29 March 2007

New Labour's Gambling Addiction 1997-2007

A roulette wheelMembers of the Government were this morning tearing up their scratchcards, throwing away their betting slips and cashing in their chips following the death of their addiction to gambling, which was shot down in its prime last night by a marauding gang of nonagenarians in ermine hoodies.

New Labour's Gambling Addiction was born in 1997, when Gordon Brown happened upon billions of discarded National Lottery scratchcards lodged in the nations coffers and found that, whatever lay behind the silver foil, they all came up as winners for the Treasury. Despite his reputation as a dour son of the manse, the Chancellor was unable to resist the temptation to see whether it was really possible to live the life of a professional gambler. Soon he was discovering gambling income in all sorts of places, whether from the high street bookmakers, the lottery, trackside betting or online poker.

With industry failing and the expansion of the service sector threatened by the inability of the populous to imbibe more than 16 supersize decaf lattecinos per capita a day without committing murder, or worse, releasing a new Robbie Williams CD, Mr Brown became convinced that the only way to bring home the bacon was to don dark glasses, rechristen himself Snake Eyes and tour the gambling dens of Great Britain.

It was not long before the Chancellor had convinced the rest of the Government to follow his lead, though few achieved his success. Peter Mandelson gambled his reputation on the Millennium Dome's success, John Prescott gambled his marriage on not getting caught in flagrante with his secretary and Tony Blair gambled the nation's armed forces on Iraq.

Only Culture Secretary Tessa Jowell seemed to understand the Chancellors lessons.
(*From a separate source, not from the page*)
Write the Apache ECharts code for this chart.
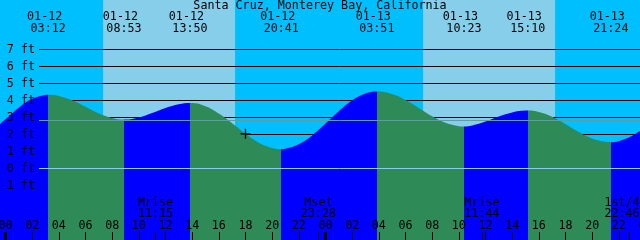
<!DOCTYPE html>
<html><head><meta charset="utf-8">
<script src="https://cdn.jsdelivr.net/npm/echarts@6/dist/echarts.min.js"></script>
<style>html,body{margin:0;padding:0;background:#00BFFF}#c{width:640px;height:240px}</style>
</head><body><div id="c"></div>
<script>
const chartTitle = 'Santa Cruz, Monterey Bay, California';
const baseDay = 12; // first day shown is 01-12

// Tide height (hours from 01-12 00:00, feet)
const hourlyHours = [-1,0,1,2,3,4,5,6,7,8,9,10,11,12,13,14,15,16,17,18,19,20,21,22,23,24,25,26,27,28,29,30,31,32,33,34,35,36,37,38,39,40,41,42,43,44,45,46,47,48];
const hourlyFeet  = [2.21,2.89,3.58,4.10,4.33,4.27,4.01,3.63,3.24,2.97,2.88,3.00,3.26,3.56,3.78,3.85,3.66,3.23,2.66,2.04,1.52,1.21,1.16,1.42,1.94,2.64,3.37,4.00,4.41,4.53,4.38,4.03,3.56,3.07,2.69,2.49,2.53,2.76,3.06,3.30,3.41,3.33,3.04,2.61,2.15,1.77,1.57,1.61,1.92,2.46];

// High / low tides
const extremeTimes = ['01-12 03:12','01-12 08:53','01-12 13:50','01-12 20:41','01-13 03:51','01-13 10:23','01-13 15:10','01-13 21:24'];
const extremeTypes = ['H','L','H','L','H','L','H','L'];
const extremeFeet  = [4.34,2.88,3.85,1.14,4.53,2.47,3.41,1.55];

// Moon events
const moonEvents = ['Mrise','Mset','Mrise','1st/4'];
const moonTimes  = ['01-12 11:15','01-12 23:28','01-13 11:44','01-13 22:46'];

// Daylight
const sunrises = ['01-12 07:19','01-13 07:19'];
const sunsets  = ['01-12 17:13','01-13 17:13'];
const dayStarts = ['01-12 00:00','01-13 00:00'];

const meanSeaLevelFt = 2.82;
const datumFt = 0;
const markTime = '01-12 18:00';
const markFeet = 2.04;

const FONT = 'DejaVu Sans Mono';
const FS = 11.7;

function toHours(s) {
  const [d, t] = s.split(' ');
  const dd = Number(d.split('-')[1]);
  const [hh, mm] = t.split(':').map(Number);
  return (dd - baseDay) * 24 + hh + mm / 60;
}
const extremeHours = extremeTimes.map(toHours);
const moonHours = moonTimes.map(toHours);
const dayStartHours = dayStarts.map(toHours);

// merge curve readings and extremes
const pts = hourlyHours.map((h, i) => [h, hourlyFeet[i]]);
extremeHours.forEach((h, i) => pts.push([h, extremeFeet[i]]));
pts.sort((a, b) => a[0] - b[0]);

// rising = blue, falling = green
const FLOOD = '#0000FF', EBB = '#2E8B57';
const pieces = [];
pieces.push({ lt: extremeHours[0], color: extremeTypes[0] === 'H' ? FLOOD : EBB });
for (let i = 0; i < extremeHours.length - 1; i++) {
  pieces.push({ gte: extremeHours[i], lt: extremeHours[i + 1], color: extremeTypes[i] === 'H' ? EBB : FLOOD });
}
const lastI = extremeHours.length - 1;
pieces.push({ gte: extremeHours[lastI], color: extremeTypes[lastI] === 'H' ? EBB : FLOOD });

function findIdx(arr, v) {
  let best = 0;
  for (let i = 1; i < arr.length; i++) if (Math.abs(arr[i] - v) < Math.abs(arr[best] - v)) best = i;
  return best;
}

const txt = { color: '#000', fontFamily: FONT, fontSize: FS };
const gridL = -21.167, gridR = -5.5;

const chart = echarts.init(document.getElementById('c'), null, { renderer: 'canvas' });
chart.setOption({
  animation: false,
  backgroundColor: '#00BFFF',
  title: {
    text: chartTitle, left: 'center', top: 0, padding: 0,
    textStyle: { color: '#000', fontFamily: FONT, fontSize: FS, fontWeight: 'normal', lineHeight: 12 }
  },
  grid: [
    { left: gridL, right: gridR, top: -1.5, bottom: -13.5, outerBoundsMode: 'none', containLabel: false },
    { left: gridL, right: gridR, top: 0, bottom: 0, outerBoundsMode: 'none', containLabel: false },
    { left: 39, right: 0, top: 49.5, bottom: 54.5, outerBoundsMode: 'none', containLabel: false }
  ],
  xAxis: [
    { gridIndex: 0, type: 'value', min: -2, max: 48, show: false },
    { gridIndex: 1, type: 'value', position: 'bottom', min: -2, max: 48, interval: 2, z: 6,
      axisLine: { show: false, onZero: false }, splitLine: { show: false },
      axisTick: { show: true, inside: true, length: 8, lineStyle: { color: '#000', width: 1 } },
      axisLabel: Object.assign({ inside: true, margin: 8, lineHeight: 12,
        formatter: v => String(((Math.round(v) % 24) + 24) % 24).padStart(2, '0') }, txt) },
    { gridIndex: 1, type: 'value', position: 'bottom', min: -2, max: 48, z: 6,
      axisLine: { show: false, onZero: false }, splitLine: { show: false },
      axisTick: { show: true, inside: true, length: 8, customValues: dayStartHours, lineStyle: { color: '#000', width: 3 } },
      axisLabel: { show: false } },
    { gridIndex: 1, type: 'value', position: 'bottom', min: -2, max: 48, z: 6,
      axisLine: { show: false, onZero: false }, splitLine: { show: false },
      axisTick: { show: true, inside: true, length: 8, customValues: moonHours, lineStyle: { color: '#000', width: 1 } },
      axisLabel: Object.assign({ inside: true, margin: 20.5, lineHeight: 11, customValues: moonHours,
        formatter: v => {
          const i = findIdx(moonHours, v);
          const pad = (5.5 + v * 13.333 + 18 > 640) ? '  ' : '';
          return moonEvents[i] + pad + '\n' + moonTimes[i].split(' ')[1] + pad;
        } }, txt) },
    { gridIndex: 1, type: 'value', position: 'top', min: -2, max: 48, z: 6,
      axisLine: { show: false, onZero: false }, splitLine: { show: false },
      axisTick: { show: false },
      axisLabel: Object.assign({ inside: true, margin: 11, lineHeight: 12, customValues: extremeHours,
        formatter: v => {
          const i = findIdx(extremeHours, v);
          const [d, t] = extremeTimes[i].split(' ');
          return d + ' \n' + t;
        } }, txt) },
    { gridIndex: 2, type: 'value', min: -2, max: 48, show: false }
  ],
  yAxis: [
    { gridIndex: 0, type: 'value', min: -5, max: 10, show: false },
    { gridIndex: 1, type: 'value', min: 0, max: 1, show: false },
    { gridIndex: 2, type: 'value', min: -1, max: 7, interval: 1, z: 1.5,
      axisLine: { show: false }, axisTick: { show: false }, axisLabel: { show: false },
      splitLine: { show: true, lineStyle: { color: '#000', width: 1 } } },
    { gridIndex: 2, type: 'value', min: -1, max: 7, interval: 1, position: 'left', z: 3,
      axisLine: { show: false }, axisTick: { show: false }, splitLine: { show: false },
      axisLabel: Object.assign({ margin: 4, showMinLabel: true, showMaxLabel: true,
        formatter: v => v + ' ft' }, txt) }
  ],
  visualMap: {
    show: false, type: 'piecewise', seriesIndex: 0, dimension: 0, pieces: pieces
  },
  series: [
    { type: 'line', xAxisIndex: 0, yAxisIndex: 0, data: pts, smooth: 0.4, showSymbol: false, silent: true,
      z: 2, lineStyle: { opacity: 0, width: 0 },
      areaStyle: { origin: 'start', opacity: 1 },
      markArea: { silent: true, itemStyle: { color: '#87CEEB', opacity: 1 },
        data: sunrises.map((s, i) => [{ xAxis: toHours(s) }, { xAxis: toHours(sunsets[i]) }]) } },
    { type: 'line', xAxisIndex: 5, yAxisIndex: 2, data: [[0, 0]], showSymbol: false, silent: true,
      lineStyle: { opacity: 0 },
      markLine: { silent: true, symbol: ['none', 'none'], label: { show: false }, animation: false,
        lineStyle: { type: 'solid', width: 1 },
        data: [ { yAxis: meanSeaLevelFt, lineStyle: { color: '#5F9EA0', type: 'solid', width: 1 } },
                { yAxis: datumFt, lineStyle: { color: '#87CEEB', type: 'solid', width: 1 } } ] } },
    { type: 'scatter', xAxisIndex: 0, yAxisIndex: 0, z: 7, silent: true,
      data: [[toHours(markTime), markFeet]],
      symbol: 'path://M5,0L5,10M0,5L10,5', symbolSize: 10,
      itemStyle: { color: 'rgba(0,0,0,0)', borderColor: '#000', borderWidth: 1.3, opacity: 1 } }
  ]
});
</script>
</body></html>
Soon she and the Chancellor were working as a team, he stacking the decks to ensure a substantial tax take, she diverting the National Lottery's income to replace government spending on National Health and the Olympics. So great was Ms Jowell's enthusiasm, indeed, that she set about weaning the whole nation onto the joys of gambling, bringing forward legislation to flood the country with casinos and supercasinos (understood to be just like ordinary casinos but larger and with a strange vulnerability to Kryptonite).

It was Ms Jowell's enthusiasm that was to prove her undoing. One night she was foolish enough to wander through one of Westminster's seedier areas (the Houses of Parliament), her pockets stuffed with the Governmental IOUs she hoped gambling would enable her to pay off. As she neared the door of the House of Lords, however, she was set upon by a large number of Peers either (a) outraged at the Government's plans to revive poverty-stricken areas by licensing casinos to take the last penny of every local inhabitant or (b) acting in the mistaken belief that the IOUs had something to do with loans for peerages. Whatever the case, the result was a fatal assault on the Government's Gambling Addiction.

New Labour's Gambling Addiction will be buried at St Noel's Church of the Deal or No Deal. The ceremony will be conducted by the Reverend John McCririck and the hymn will be number 5-to-3 on, "All Hail ye Little Lottery Balls".